Jun. 24th, 2013

jamesq: (An actual picture of me.)
I was walking to the Commercial/Broadway Skytrain today and didn't make it past the gauntlet. The gauntlet being the assorted panhandlers, hucksters and pollsters that inhabit the bridge over the Grandview Cut, where the station is built. A young woman is there with a clipboard and she managed to get my attention. Like an idiot, I let her.
There's a behavior that annoys me that I'm seeing more and more. Salespeople use it all the time now, especially if they work at mall kiosks that have a lot of foot traffic that goes by. It depends on there being a base level of social expectation in society. The young woman was using this method good and hard. I didn't follow the script though.

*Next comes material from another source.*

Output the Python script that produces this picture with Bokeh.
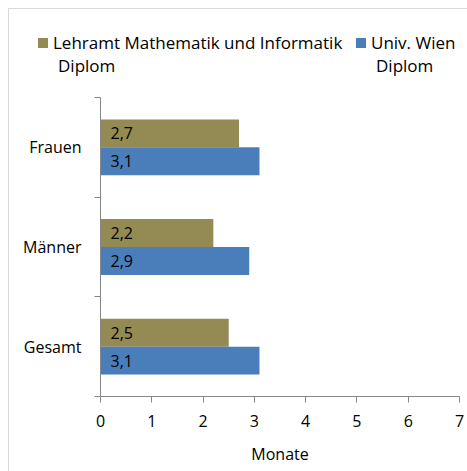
from bokeh.plotting import figure
from bokeh.layouts import column
from bokeh.models import ColumnDataSource, Range1d, FixedTicker, Div
from bokeh.transform import dodge
from bokeh.core.properties import value
from bokeh.embed import file_html
from bokeh.resources import INLINE

categories = ["Frauen", "Männer", "Gesamt"]
lehramt = [2.7, 2.2, 2.5]
univ = [3.1, 2.9, 3.1]
series_line1 = ["Lehramt Mathematik und Informatik", "Univ. Wien"]
series_line2 = ["Diplom", "Diplom"]
x_ticks = [0, 1, 2, 3, 4, 5, 6, 7]
axis_title = "Monate"

FONT = "Open Sans"
OLIVE = "#948A54"
BLUE = "#4A7EBB"
AXIS = "#868686"
COLORS = [OLIVE, BLUE]

pos = [i + 0.5 for i in range(len(categories))]
src = ColumnDataSource(dict(
    y=pos, cat=categories, lehramt=lehramt, univ=univ,
    lab1=[f"{v:.1f}".replace(".", ",") for v in lehramt],
    lab2=[f"{v:.1f}".replace(".", ",") for v in univ],
))

# ---- legend (HTML) ----
leg_left = [29, 347]
items = []
for x0, c, t1, t2 in zip(leg_left, COLORS, series_line1, series_line2):
    items.append(
        f'<div style="position:absolute;left:{x0}px;top:29px;width:10px;height:10px;background:{c};"></div>'
        f'<div style="position:absolute;left:{x0 + 15}px;top:22px;line-height:23px;white-space:nowrap;">'
        f'{t1}<br><span style="padding-left:5px;">{t2}</span></div>'
    )
legend_div = Div(
    text=(f'<div style="position:relative;width:458px;height:80px;font-family:\'{FONT}\';'
          f'font-size:17px;color:black;">' + "".join(items) + '</div>'),
    width=458, height=80, margin=0,
)

# ---- chart ----
p = figure(width=458, height=382, output_backend="svg", toolbar_location=None,
           x_range=Range1d(0, 7), y_range=Range1d(3, 0),
           min_border_left=91, min_border_top=8, min_border_right=8, min_border_bottom=75)
p.outline_line_color = None
p.grid.visible = False

p.hbar(y=dodge("y", -0.14, range=p.y_range), right="lehramt", left=0, height=0.28,
       source=src, fill_color=OLIVE, line_color=None)
p.hbar(y=dodge("y", 0.14, range=p.y_range), right="univ", left=0, height=0.28,
       source=src, fill_color=BLUE, line_color=None)

p.text(x=0, y=dodge("y", -0.14, range=p.y_range), text="lab1", source=src, x_offset=10,
       text_baseline="middle", text_font=value(FONT), text_font_size="16px", text_color="black")
p.text(x=0, y=dodge("y", 0.14, range=p.y_range), text="lab2", source=src, x_offset=10,
       text_baseline="middle", text_font=value(FONT), text_font_size="16px", text_color="black")

p.xaxis.ticker = FixedTicker(ticks=x_ticks)
p.xaxis.axis_line_color = AXIS
p.xaxis.major_tick_line_color = AXIS
p.xaxis.major_tick_out = 6
p.xaxis.major_tick_in = 0
p.xaxis.minor_tick_line_color = None
p.xaxis.major_label_text_font = FONT
p.xaxis.major_label_text_font_size = "16px"
p.xaxis.major_label_text_color = "black"
p.xaxis.major_label_standoff = 12
p.xaxis.axis_label = axis_title
p.xaxis.axis_label_text_font = FONT
p.xaxis.axis_label_text_font_size = "16px"
p.xaxis.axis_label_text_font_style = "normal"
p.xaxis.axis_label_text_color = "black"
p.xaxis.axis_label_standoff = 13

p.yaxis.ticker = FixedTicker(ticks=pos, minor_ticks=list(range(len(categories) + 1)))
p.yaxis.major_label_overrides = {v: c for v, c in zip(pos, categories)}
p.yaxis.axis_line_color = AXIS
p.yaxis.major_tick_line_color = None
p.yaxis.minor_tick_line_color = AXIS
p.yaxis.minor_tick_out = 6
p.yaxis.minor_tick_in = 0
p.yaxis.major_label_text_font = FONT
p.yaxis.major_label_text_font_size = "16px"
p.yaxis.major_label_text_color = "black"
p.yaxis.major_label_standoff = 13

layout = column(legend_div, p, spacing=0,
                styles={"margin-left": "8px", "margin-top": "8px",
                        "border-top": "1px solid #d9d9d9", "border-left": "1px solid #d9d9d9"})

open("out.html", "w").write(file_html(layout, INLINE))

She started by asking my name. I didn't give it, instead saying she needed to make her pitch first. So she goes on to tell me about a charity. She asked lots of leading questions - questions designed to get me involved in a positive conversation about the charity. She described successful stories of the charity. She guesses (correctly) that I'm in favour of gender equality, education and democracy, and appeals to that sense of justice. She got into my personal space, looked me in the eye and smiled a lot. If her hands weren't occupied, I'm sure she'd have been repeatedly touching my arm.

It's simple really, it's feigned friendliness to draw you in so they have a greater chance of succeeding with their sales pitch. It depends on people responding properly, politely. I think it's ultimately going to hurt us all. We're engaged in a sort of behavior one-upmanship where salespeople are more and more aggressive and their marks become more and more callous to calls for help from strangers under the belief that those people are trying to trick them. It drives us all to be more rude and isolated from each other.

Now I don't deny that it works - if it didn't work, it wouldn't be used. And that doesn't mean that it has to work with everyone - it only has to work over a population, not the individuals in the population.

As an aside, when I was the social outcast as a child, this sort of behavior was used on me to make the bullying worse. Someone socially popular would "befriend" me, usually to get some kind of information out of me (that would be used against me) or to place me in a situation where I could be isolated or attacked. I fell for it a lot. I fell for it when I knew better, such is the desperate desire to be part of the group.

What that means is I'm hyper-alert to the tactic, and when I twig to it, I react very negatively to it. That's not to say that other people don't have a negative reaction to it, or that they're not alert to it when it happens, just that I, personally, have good reasons for reacting the way I do. I'm positive that plenty of the people reading this will agree with me about it without having to be a traumatic lesson from childhood.

Getting back to the young woman, she finally twigged to the fact that my not following the script was deliberate rather than me being obtuse.

"Now what could you buy me for $1.20?"

I don't respond. I am thinking that I'd rather not buy her anything at all.

"Um. pardon?", she asks when she interprets my failure to respond as her not hearing what I said. "So what could you buy me for $1.20?"

I dig my heels in, look her straight in the eye and don't say anything.

"Could you buy a... doughnut for $1.20?"

Another awkward moment passes.

"Um. I'm getting the feeling you're not interested in this charity."
Finally, I respond. "Quite the contrary, the charity seems reasonable. It's your approach that I don't like."

She's taken aback. "May I ask why?"

"Because this whole time you've been talking like you want to get to know me better, but what you really want is my money. That's dishonest. You've done it by feigning friendliness to get close to me and that's creepy. and it's all unnecessary - the charity speaks for itself and doesn't need you to trick me into supporting it. But now I'm in the awkward position of liking the cause, but not wanting to reward your methods."

Let's say the situation was somewhat reversed. Let's say I encountered this woman in a nightclub and I used all of the same tactics on her in an attempt to pick her up. I'd be rightly judged as a creepy PUA type who depended on the fact that people are socialized not to be confrontational to succeed.

I compromised by asking for how I could look it up later rather than sign my name to a form that would obligate me to donating over and over again.

It's hours later now and it still bothers me. First, I has overly critical to a front-line worker who was just doing her job. She didn't know she was stepping into my drama. It also bothers me that I care about that - that I'm worried about the feelings of someone who was trying to emotionally manipulate me. It makes me simultaneously guilty and angry. Finally, it depresses me to recognize that building this sort of emotional armour comes with a terrible cost - I'm bitter and paranoid. In this case, reasonably so, but how many people have I turned away because I've assumed the worst from them?